Light Years From Home
Msgr. M. Francis Mannion, who writes the “Pastoral Answers” column in Our Sunday Visitor, is on record as disapproving of the Tridentine Latin Mass (see our New Oxford Notes “Absolutely Null & Utterly Void,” May 2007, and “Msgr. Mannion Is Infatuated With the Modern World,” Jan. 2008). He has described himself as “unenthusiastic” about Summorum Pontificum, Pope Benedict XVI’s motu proprio that liberated the Tridentine Mass. Msgr.

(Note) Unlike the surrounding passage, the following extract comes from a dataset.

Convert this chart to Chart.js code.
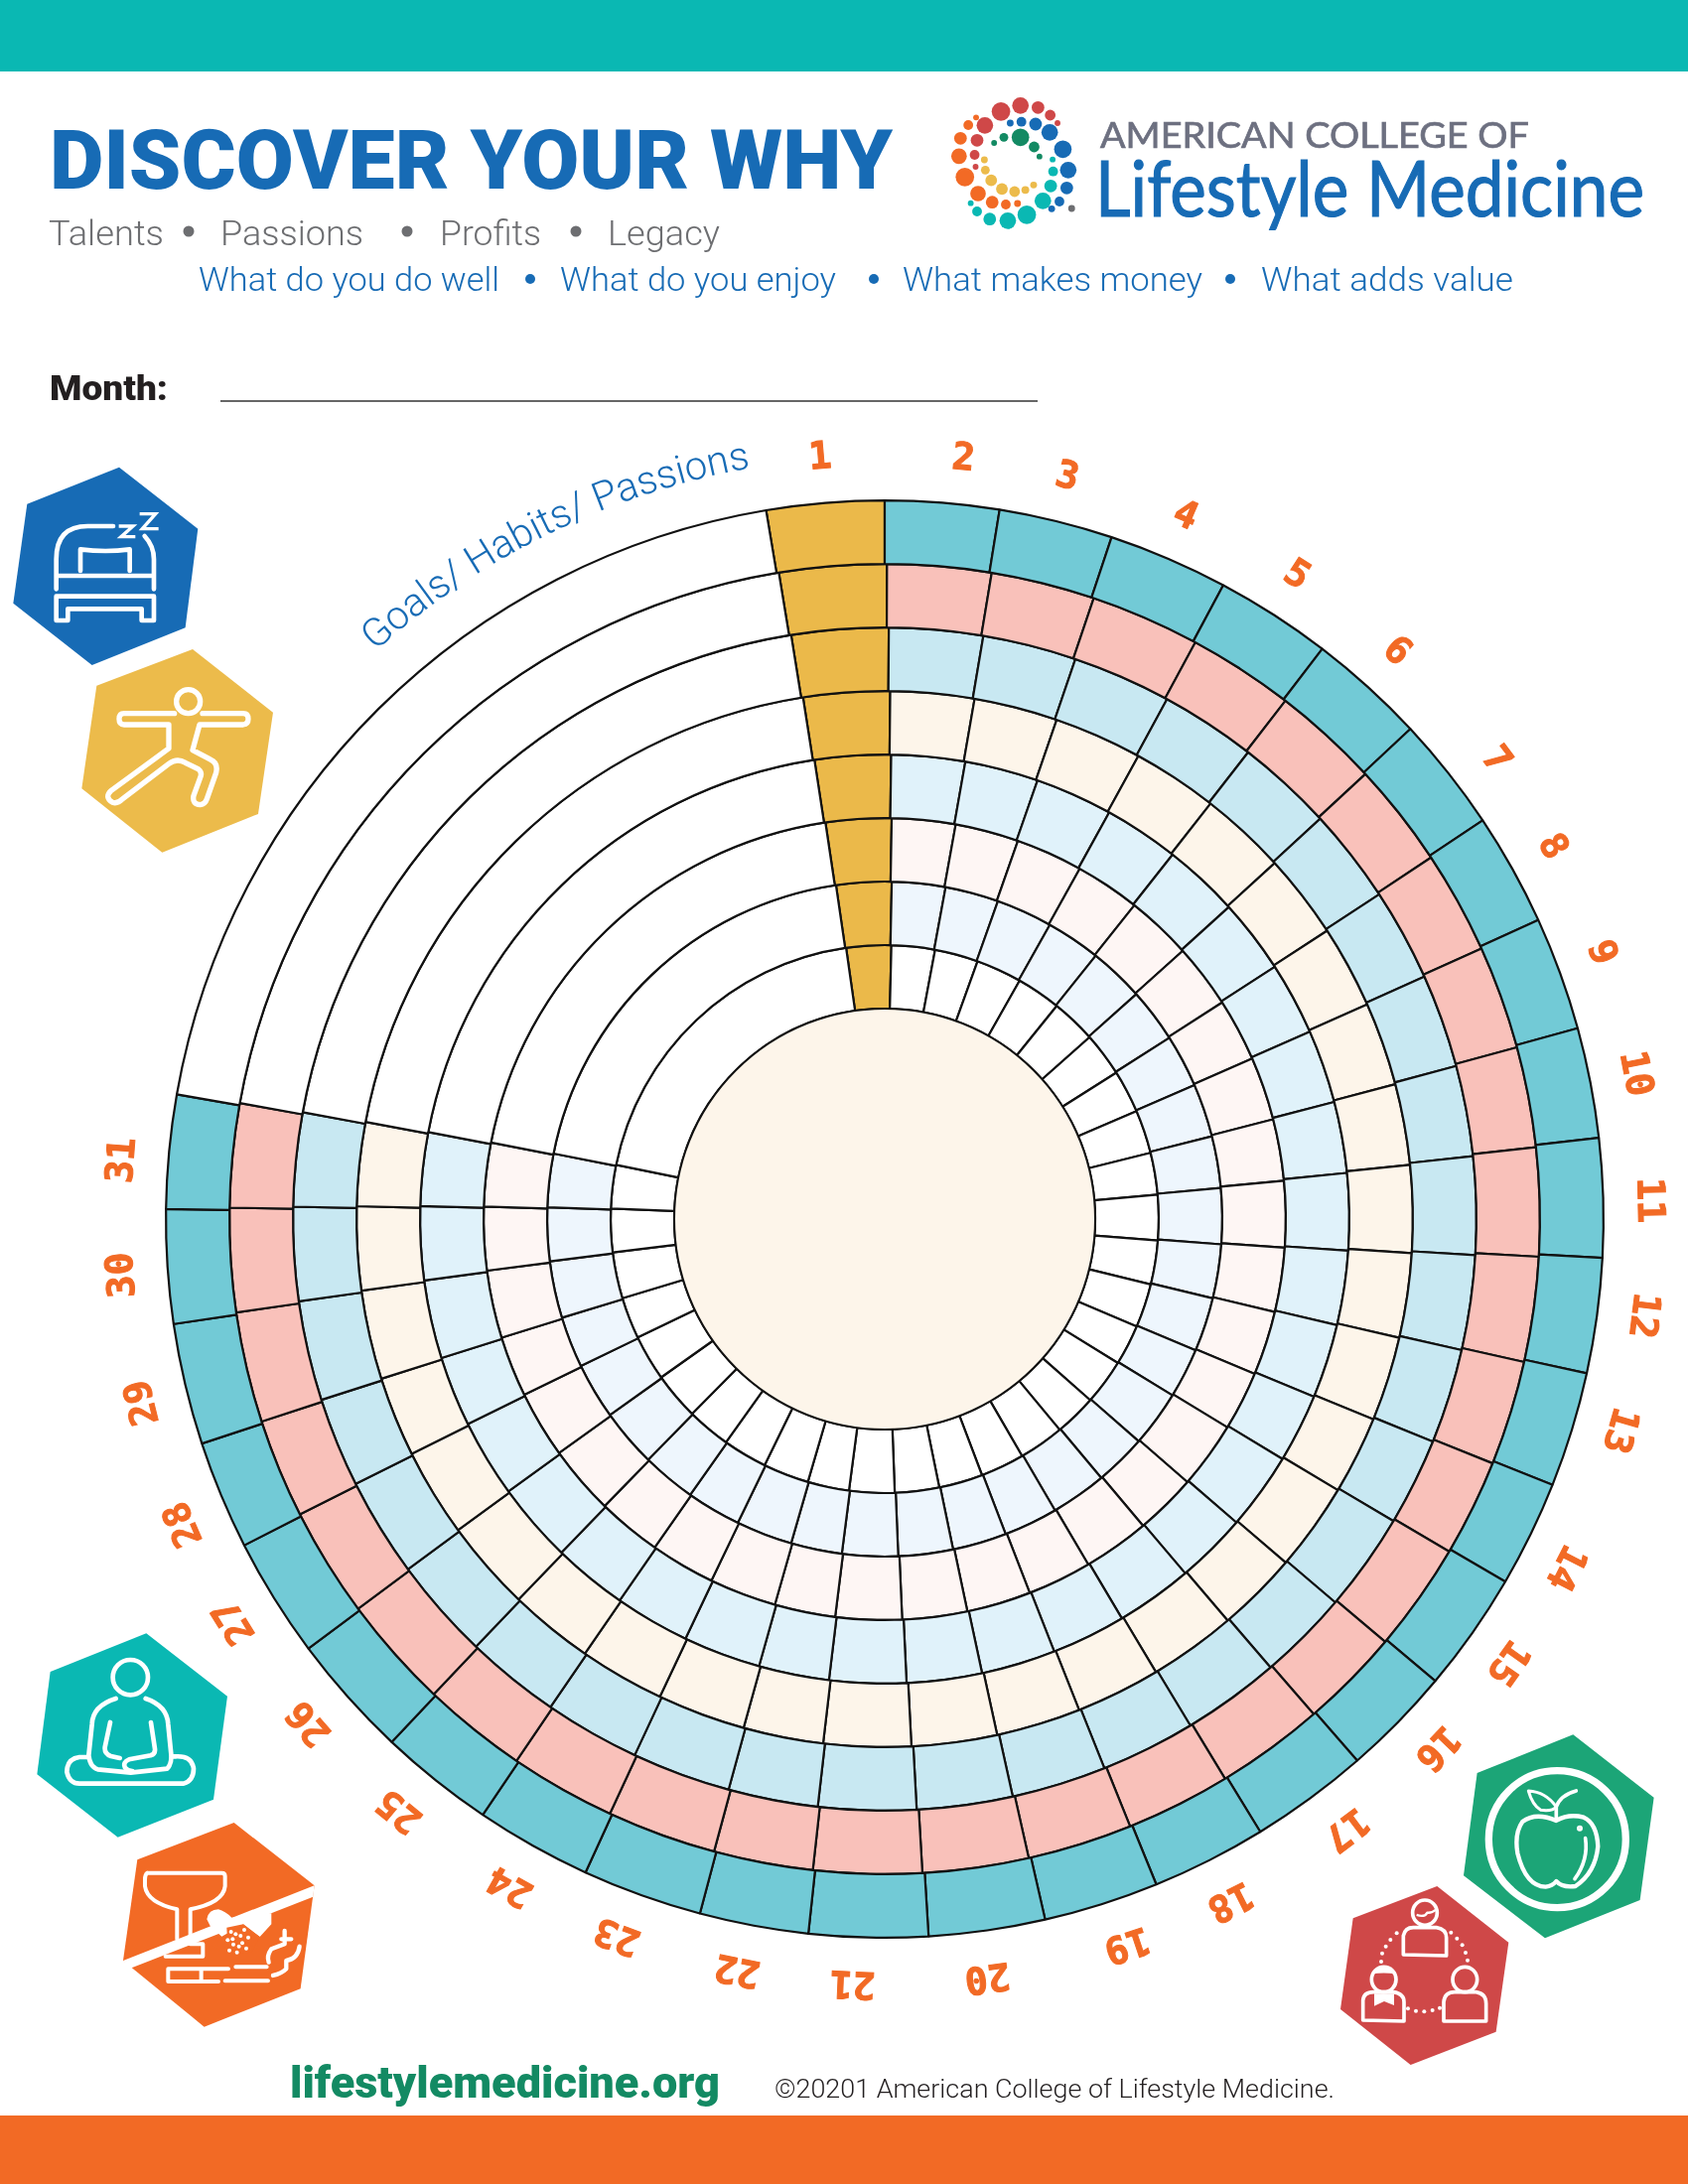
<!DOCTYPE html>
<html>
<head>
<meta charset="utf-8">
<title>Discover Your Why</title>
<script src="https://cdn.jsdelivr.net/npm/chart.js@4"></script>
<style>
  html, body { margin: 0; padding: 0; background: #fff; }
  #page { position: relative; width: 1700px; height: 2200px; overflow: hidden; background: #fff; }
  #wheel, #art { position: absolute; left: 0; top: 0; }
</style>
</head>
<body>
<div id="page">
  <canvas id="wheel" width="1700" height="2200"></canvas>
  <svg id="art" width="1700" height="2200" viewBox="0 0 1700 2200" xmlns="http://www.w3.org/2000/svg">
    <rect x="0" y="0" width="1700" height="72" fill="#0AB8B3"/>
    <rect x="0" y="2131" width="1700" height="69" fill="#F26A25"/>

    <!-- header text -->
    <text x="50" y="190" textLength="849" lengthAdjust="spacingAndGlyphs" font-family="Roboto" font-weight="900" font-size="83" fill="#176BB5">DISCOVER YOUR WHY</text>
    <g font-family="Roboto" font-weight="300" font-size="35" fill="#6D6E71">
      <text x="49" y="247" textLength="116" lengthAdjust="spacingAndGlyphs">Talents</text>
      <text x="222" y="247" textLength="144" lengthAdjust="spacingAndGlyphs">Passions</text>
      <text x="443" y="247" textLength="102" lengthAdjust="spacingAndGlyphs">Profits</text>
      <text x="612" y="247" textLength="113" lengthAdjust="spacingAndGlyphs">Legacy</text>
      <circle cx="190" cy="233" r="5.5"/><circle cx="410" cy="233" r="5.5"/><circle cx="580" cy="233" r="5.5"/>
    </g>
    <g font-family="Roboto" font-weight="300" font-size="33" fill="#176BB5">
      <text x="200" y="293" textLength="303" lengthAdjust="spacingAndGlyphs">What do you do well</text>
      <text x="564" y="293" textLength="278" lengthAdjust="spacingAndGlyphs">What do you enjoy</text>
      <text x="909" y="293" textLength="302" lengthAdjust="spacingAndGlyphs">What makes money</text>
      <text x="1270" y="293" textLength="254" lengthAdjust="spacingAndGlyphs">What adds value</text>
      <circle cx="534" cy="281" r="5"/><circle cx="880" cy="281" r="5"/><circle cx="1239" cy="281" r="5"/>
    </g>
    <text x="50" y="403" textLength="119" lengthAdjust="spacingAndGlyphs" font-family="Roboto" font-weight="900" font-size="35" fill="#231F20">Month:</text>
    <line x1="222" y1="404" x2="1045" y2="404" stroke="#333" stroke-width="1.5"/>

    <!-- logo -->
    <g id="logoDots"></g>
    <text x="1108" y="149" textLength="432" lengthAdjust="spacingAndGlyphs" font-family="Lato" font-weight="400" font-size="36" fill="#6D7080" stroke="#6D7080" stroke-width=".7">AMERICAN COLLEGE OF</text>
    <text x="1103" y="218" textLength="553" lengthAdjust="spacingAndGlyphs" font-family="Lato" font-weight="400" font-size="78" fill="#176BB5" stroke="#176BB5" stroke-width="1.2">Lifestyle Medicine</text>

    <!-- curved caption -->
    <defs><path id="captionArc" d="M 378 656 A 767 767 0 0 1 770 469"/></defs>
    <text font-family="Roboto" font-weight="300" font-size="40" fill="#176BB5" id="caption"></text>

    <!-- sleep -->
    <g transform="translate(0 450) scale(.3333)" fill="none" stroke="#fff" stroke-width="14" stroke-linecap="round" stroke-linejoin="round">
      <polygon points="360,62 598,248 560,547 278,660 40,473 82,173" fill="#176BB5" stroke="none"/>
      <path d="M170 430V340Q170 240 265 240H342M437 270Q465 300 465 340V430M175 390H460"/>
      <path d="M243 375V310Q320 320 392 310V375"/>
      <path d="M170 452H465V525H428V490H205V525H170Z"/>
      <path d="M364 240H402L366 272H404M427 203H470L430 248H474" stroke-width="10" stroke-linecap="square" stroke-linejoin="miter"/>
    </g>
    <!-- movement -->
    <g transform="translate(0 450) scale(.3333)" fill="none" stroke="#fff" stroke-width="16" stroke-linecap="round" stroke-linejoin="round">
      <polygon points="582,612 825,803 780,1110 490,1226 247,1033 292,722" fill="#ECBB4B" stroke="none"/>
      <circle cx="569" cy="770" r="36"/>
      <path d="M527 806H375Q360 806 360 823Q360 840 375 840H510V912L335 1040Q315 1060 340 1075Q355 1080 370 1065L510 958Q535 940 560 955L600 975Q612 985 605 1000L585 1055Q580 1080 605 1082Q620 1080 625 1065L653 985Q660 955 635 945L582 917L603 840H735Q750 838 750 823Q750 806 735 806H612"/>
    </g>
    <!-- stress -->
    <g transform="translate(20 1630) scale(.3333)" fill="none" stroke="#fff" stroke-width="14" stroke-linecap="round" stroke-linejoin="round">
      <polygon points="382,46 627,236 585,548 296,662 52,472 92,162" fill="#0AB8B3" stroke="none"/>
      <circle cx="334" cy="179" r="53"/>
      <path d="M290 243Q220 265 218 320L208 415Q212 450 235 457L335 467L445 455Q460 440 457 410L448 320Q445 265 380 243"/>
      <path d="M273 315L257 390Q255 410 275 417L302 423M396 315L408 395Q410 410 395 415L330 427Q310 435 318 452Q325 462 340 462"/>
      <path d="M205 420H180Q142 425 142 465Q150 500 180 500H495Q525 490 525 455Q520 415 470 418H462"/>
    </g>
    <!-- substances -->
    <g transform="translate(20 1630) scale(.3333)" fill="none" stroke="#fff" stroke-width="12" stroke-linejoin="round" stroke-linecap="round">
      <polygon points="647,618 890,808 848,1120 557,1235 312,1035 355,730" fill="#F26A25" stroke="none"/>
      <path d="M385 770H610Q620 770 620 780V810Q615 860 515 880V960M385 770Q378 775 378 790V810Q385 860 475 880V970"/>
      <path d="M565 910Q570 880 600 880Q620 885 640 905L760 892V925L725 963L675 925L610 962L575 930Z" fill="#fff" stroke="none"/>
      <polygon points="312,1035 890,808 886,842 330,1060" fill="#fff" stroke="none"/>
      <path d="M625 935L675 925L725 963L700 1010L630 1015Z" fill="#F26A25" stroke="none"/>
      <g fill="#fff" stroke="none" id="crumbs"></g>
      <path d="M440 1022H553V985H515"/>
      <path d="M448 1060H630M448 1098H600M448 1060V1098M548 1060V1098M652 1054H746M620 1096H750"/>
      <path d="M800 945V985L760 1000Q745 1020 752 1040M845 992Q840 1030 805 1035V1060Q790 1075 765 1080M790 970H820" stroke-width="13"/>
    </g>
    <!-- nutrition -->
    <g transform="translate(1330 1730) scale(.3333)" fill="none" stroke="#fff" stroke-width="13" stroke-linecap="round" stroke-linejoin="round">
      <polygon points="763,52 1007,242 965,552 678,667 432,478 473,168" fill="#1CA577" stroke="none"/>
      <circle cx="715" cy="368" r="207" stroke-width="22"/>
      <path d="M712 312Q650 285 610 315Q585 350 595 410Q620 510 680 512Q700 510 712 495Q730 515 770 510Q830 470 838 390Q835 320 795 302Q750 290 712 312Z"/>
      <path d="M712 310V270Q725 235 772 222" stroke-width="11"/>
      <path d="M628 222Q680 225 712 270Q700 285 665 280Q640 265 628 222Z" stroke-width="9"/>
      <path d="M800 365Q810 430 768 488" stroke-width="11"/>
      <circle cx="783" cy="335" r="5" stroke-width="8"/>
    </g>
    <!-- relationships -->
    <g transform="translate(1330 1730) scale(.3333)" fill="none" stroke="#fff" stroke-width="11" stroke-linejoin="round">
      <polygon points="352,510 568,680 530,950 272,1050 60,882 98,607" fill="#CF4848" stroke="none"/>
      <ellipse cx="315" cy="590" rx="37" ry="38"/>
      <path d="M290 597Q315 605 322 590Q335 592 350 580" stroke-width="7"/>
      <path d="M250 717V660Q255 635 280 635H350Q380 640 380 665V720Z"/>
      <ellipse cx="191" cy="792" rx="37" ry="38"/>
      <path d="M155 775Q190 770 228 775L215 755H170Z" fill="#fff" stroke="none"/>
      <path d="M128 915V855Q130 830 160 830H220Q252 835 252 860V918Z"/>
      <polygon points="162,835 222,835 222,870 192,858 162,872" fill="#fff" stroke="none"/>
      <ellipse cx="436" cy="792" rx="37" ry="38"/>
      <path d="M372 918V860Q375 830 405 830H470Q500 835 500 865V918Z"/>
      <g fill="#fff" stroke="none" id="linkDots"></g>
    </g>

    <!-- footer -->
    <text x="292" y="2113" textLength="433" lengthAdjust="spacingAndGlyphs" font-family="Roboto" font-weight="900" font-size="44" fill="#138A63">lifestylemedicine.org</text>
    <text x="780" y="2113" textLength="564" lengthAdjust="spacingAndGlyphs" font-family="Roboto" font-weight="300" font-size="26" fill="#231F20">©20201 American College of Lifestyle Medicine.</text>
  </svg>
</div>

<script>
// Data
const dayLabels = ['1','2','3','4','5','6','7','8','9','10','11','12','13','14','15','16','17','18','19','20','21','22','23','24','25','26','27','28','29','30','31'];
// width of each day's column, degrees round the wheel
const dayWidths = [9.5,9.2,9.2,9.7,9.4,9.5,9.3,9.1,9.2,8.9,9.6,9.3,9.3,8.6,9.7,8.9,9.6,9.3,9.3,9.4,9.6,8.8,9.7,9.4,9.3,10,9.7,8.8,9.8,9.2,9.2];
const captionWidth = 70.5;
const startAngle = -9.5;
// the columns lean a little clockwise going inward, outer ring first
const ringTwist = [0,0.2,0.4,0.6,0.8,1,1.2,1.4];
// where a printed number sits off its column centre, degrees
const labelNudge = [-0.1,1.3,0,-0.1,-0.2,-0.2,1.45,0,-0.4,0,0.3,-0.5,-1,1.1,0.3,-0.7,-0.8,0,-0.9,0.5,1.1,0.6,0.7,0,0.7,0.5,0.1,-0.9,-0.6,-0.4,-1];
const ringColors = ['#72CAD6','#F9C1BA','#C8E8F2','#FDF5EA','#E0F2FA','#FEF6F4','#EEF6FD','#FFFFFF'];
const firstDayColor = '#EBB94A';

// Logo
const logoDots = {
  '#CF4848': [[159,97,19],[199,79,17],[235,85,13],[260,108,11],[275,132,6],[126,139,17],[110,184,13],[105,228,10],[107,264,6]],
  '#F26A25': [[92,138,10],[108,115,6],[76,178,13],[73,232,16],[85,295,19],[112,345,16],[141,371,13],[169,378,10],[193,375,7]],
  '#176BB5': [[178,132,7],[201,128,10],[230,135,13],[259,160,17],[286,211,18],[297,274,17],[294,328,13],[279,369,10],[263,391,7]],
  '#138A63': [[145,192,6],[165,175,9],[199,175,18],[227,204,11],[238,233,6]],
  '#0AB8B3': [[265,242,6],[266,278,10],[261,322,13],[245,367,17],[212,409,19],[173,427,17],[136,422,13],[110,399,10],[97,374,6]],
  '#ECBB4B': [[125,243,7],[127,274,9],[139,305,12],[161,331,12],[187,339,11],[209,334,8],[226,319,7]],
  '#6D6E71': [[304,390,7]]
};
const crumbs = [[638,948],[652,955],[678,942],[667,960],[690,965],[628,973],[643,970],[672,982],[645,986],[662,992],[684,998],[633,1004],[656,1010]];
const linkDots = [[230,652],[211,672],[197,692],[186,713],[183,738],[394,650],[412,668],[428,688],[438,711],[444,734],[264,880],[288,887],[313,889],[338,885],[360,878]];

const svgNs = 'http://www.w3.org/2000/svg';
const addCircle = (parent, cx, cy, r, fill) => {
  const c = document.createElementNS(svgNs, 'circle');
  c.setAttribute('cx', cx);
  c.setAttribute('cy', cy);
  c.setAttribute('r', r);
  if (fill) c.setAttribute('fill', fill);
  parent.appendChild(c);
};

const renderArt = () => {
  const logo = document.getElementById('logoDots');
  Object.keys(logoDots).forEach((color) => {
    logoDots[color].forEach(([x, y, r]) => addCircle(logo, 930 + x * 0.491, 80 + y / 3, r * 0.491, color));
  });
  crumbs.forEach(([x, y]) => addCircle(document.getElementById('crumbs'), x, y, 6));
  linkDots.forEach(([x, y]) => addCircle(document.getElementById('linkDots'), x, y, 6));

  const caption = document.getElementById('caption');
  const tp = document.createElementNS(svgNs, 'textPath');
  tp.setAttribute('href', '#captionArc');
  tp.textContent = 'Goals/ Habits/ Passions';
  caption.appendChild(tp);
};

// Chart
const wheelCenter = { x: 891, y: 1228 };
const wheelRadius = 725;

const innerDisc = {
  id: 'innerDisc',
  afterDatasetsDraw(chart) {
    const meta = chart.getDatasetMeta(ringColors.length - 1);
    const arc = meta.data[0];
    const { ctx } = chart;
    ctx.save();
    ctx.beginPath();
    ctx.arc(arc.x, arc.y, arc.innerRadius, 0, Math.PI * 2);
    ctx.fillStyle = '#FDF5EA';
    ctx.fill();
    ctx.lineWidth = 2;
    ctx.strokeStyle = '#111';
    ctx.stroke();
    ctx.restore();
  }
};

const dayNumbers = {
  id: 'dayNumbers',
  afterDraw(chart) {
    const arcs = chart.getDatasetMeta(0).data;
    const { ctx } = chart;
    ctx.save();
    ctx.font = 'bold 38px "DejaVu Sans Mono"';
    ctx.fillStyle = '#F26A25';
    ctx.strokeStyle = '#F26A25';
    ctx.lineWidth = 1;
    ctx.textAlign = 'center';
    ctx.textBaseline = 'middle';
    dayLabels.forEach((label, i) => {
      const mid = (arcs[i].startAngle + arcs[i].endAngle) / 2 + labelNudge[i] * Math.PI / 180;
      const r = arcs[i].outerRadius + 45;
      ctx.save();
      ctx.translate(arcs[i].x + Math.cos(mid) * r, arcs[i].y + Math.sin(mid) * r);
      ctx.rotate(mid + Math.PI / 2);
      ctx.fillText(label, 0, 0);
      ctx.strokeText(label, 0, 0);
      ctx.restore();
    });
    ctx.restore();
  }
};

const renderWheel = () => {
  const datasets = ringColors.map((color, k) => ({
    data: dayWidths.concat(captionWidth),
    rotation: startAngle + ringTwist[k],
    backgroundColor: dayLabels.map((d, i) => (i === 0 ? firstDayColor : color)).concat('#FFFFFF'),
    borderColor: '#111111',
    borderWidth: 2.2
  }));

  new Chart(document.getElementById('wheel'), {
    type: 'doughnut',
    data: { labels: dayLabels.concat(''), datasets },
    options: {
      responsive: false,
      animation: false,
      devicePixelRatio: 1,
      cutout: 212,
      layout: {
        padding: {
          left: wheelCenter.x - wheelRadius,
          right: 1700 - wheelCenter.x - wheelRadius,
          top: wheelCenter.y - wheelRadius,
          bottom: 2200 - wheelCenter.y - wheelRadius
        }
      },
      plugins: { legend: { display: false }, tooltip: { enabled: false } }
    },
    plugins: [innerDisc, dayNumbers]
  });
};

// Main
renderArt();
renderWheel();
</script>
</body>
</html>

Mannion has said that the growing attraction of young Catholics to the Tridentine Mass “may not be a blessing,” and warned of creeping “ritualism.” Msgr. Mannion so disdains the Tridentine Mass because it “does not reflect the reform of the Second Vatican Council.” The Church, he says, “should be united around one liturgy” — i.e., the Novus Ordo Mass of Pope Paul VI.
The Tridentine Latin Mass, which was codified by Pope St. Pius V in 1570, dates back some 1,500 years. It is the traditional liturgical expression of the Catholic Faith. It is, without a doubt, distinctly Catholic.
Still, Msgr. Mannion prefers the Novus Ordo.
Which is why we read with no small amount of surprise this statement in his January 8 “Pastoral Answers” column: “The similarities…between the Lutheran and Catholic eucharistic liturgies are among the fruits of the modern liturgical movement.” It is as we feared!